Minimising State Changes in your Mesh Pipeline (Part 2)

In my previous post I presented a gentle introduction to mesh rendering optimisation. These articles focus on just one approach - reducing the amount of state changes by maximising “shared state”. In this article I examine each GPU resource in turn and suggest some ways that these GPU resources could be shared in order to improve performance. This article will focus on Direct 3D 10 resources.

Vertex Buffer

The vertex buffer contains the vertices that are passed to the vertex shader upon executing a ‘Draw’ call. In a naive mesh renderer, the a model would possess one vertex buffer for each vertex shader used to render the various parts of the mesh (this is the approach that the XNA ‘Model’ class seems to take). A better approach would be to store the input vertices for all vertex shaders inside a single vertex buffer. This way, you reduce the number of resources down to one vertex buffer per mesh. When issuing Draw calls, you just have to make sure to specify the correct vertex buffer offset and stride values.

Vertex Layout

A DirectX 10 specific resource, the Vertex Layout resource is used to map elements inside your vertex buffer to input variables inside the vertex shader. As such, the number of vertex layout resources you need is really equal to the number of unique vertex shaders you have. Therefore, decreasing the number of vertex shaders will allow you to also reduce the number of vertex layout resources you use.

Index Buffer

An index buffer contains vertex indices for each primitive (line, triangle, etc). The indices refer to the vertices inside the vertex buffer. As with the vertex buffer, you can easily reduce the amount of index buffers down to one-per-mesh by storing all indices in a single index buffer. You can do this even if you are using multiple vertex buffers. You just need to make sure that with every ‘DrawIndexed’ call you make, you pass the correct index-buffer-offset and index-count.

Vertex Shader

The amount of vertex and pixel shaders required to render a model are primarily dictated by the complexity of the mesh (i.e. number of unique materials). Furthermore, a single material could in theory have multiple shaders based on the input of the vertex shader - for example, some people choose to have different shaders that can handle different numbers of bones when rendering a skinned mesh.

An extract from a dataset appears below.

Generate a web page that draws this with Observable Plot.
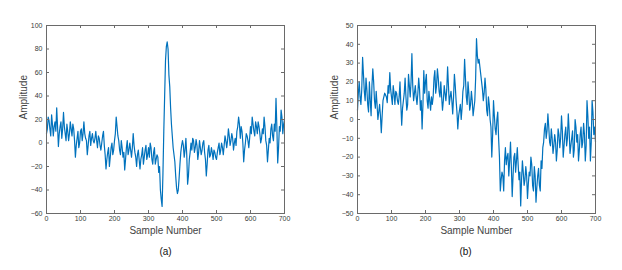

One way that you can reduce the amount of vertex shaders is by seeing if certain inputs of one shader can reduce its behaviour to match a second shader. For example, when given a specularity constant of 0, the behaviour of a Phong shader will reduce to that of a Lambertian shader. Using the Phong shader for both diffuse and specular areas of the mesh reduces the overhead in having to switch between different vertex shaders at a cost of potentially having to pass in an extra specularity value (unless its defined by a shader constant or you already have space left in your vertex buffer anyway). Another trade off here is that your shader will be performing more work but in some cases this extra amount of work is negligable.

Pixel Shader

Just as the vertex shader is dependant on the inputs provided by the vertex buffer, the pixel shader is dependant on the inputs provided by the vertex shader. As well as reducing the behaviour of a complex shader to that of a simple shader (as suggested above), another approach would see a single pixel shader shared across multiple vertex shaders. For this to work, the vertex shader output must always be compatible with the input of the pixel shader. For example, when rendering a smooth-skinned-mesh with a per-pixel Phong shader, you could use several vertex shaders to handle the varying number of bones, but each of these vertex shaders could pass common input into a single Phong pixel shader.

Textures

The sharing of texture resources cannot easily be handled at a rendering level, as it is too costly to compute whether too textures are the same and the content of these textures are usually determined by the artist.

There is one thing that a graphics programmer can do to reduce the amount of texture state changes however, and that is to minimise the amount of texture swapping that is performed whilst rendering different parts of the mesh. If two parts require the same texture, then write a system that will try to batch these parts together. Note that a trade off is usually required here, because if we batch parts by texture, then we often can’t batch parts by other types of resource such as shader. The trick here is to make sure you’re batching by most expensive resource to change.

As far as textures are concerned, I’ve seen many engines resolve duplicate textures into a single GPU resource at the content pipeline level. If your content pipeline can resolve duplicate assets (such as two texture assets with the same content), then you automatically obtain texture sharing on a per-mesh basis. Even better than this, you achieve cross-mesh sharing as well. As far as state changes are concerned, this later point cannot be fully taken advantage of unless your mesh renderer supports cross-mesh batching.

Overview

As this article has shown, there are many opportunities for batching data into a smaller number of GPU resources, which in turn allows you to maximise shared state. This article very much focussed on reducing the amount of GPU resources down to a per-mesh basis. The next (and last) article on this topic will explore cross-mesh batching techniques.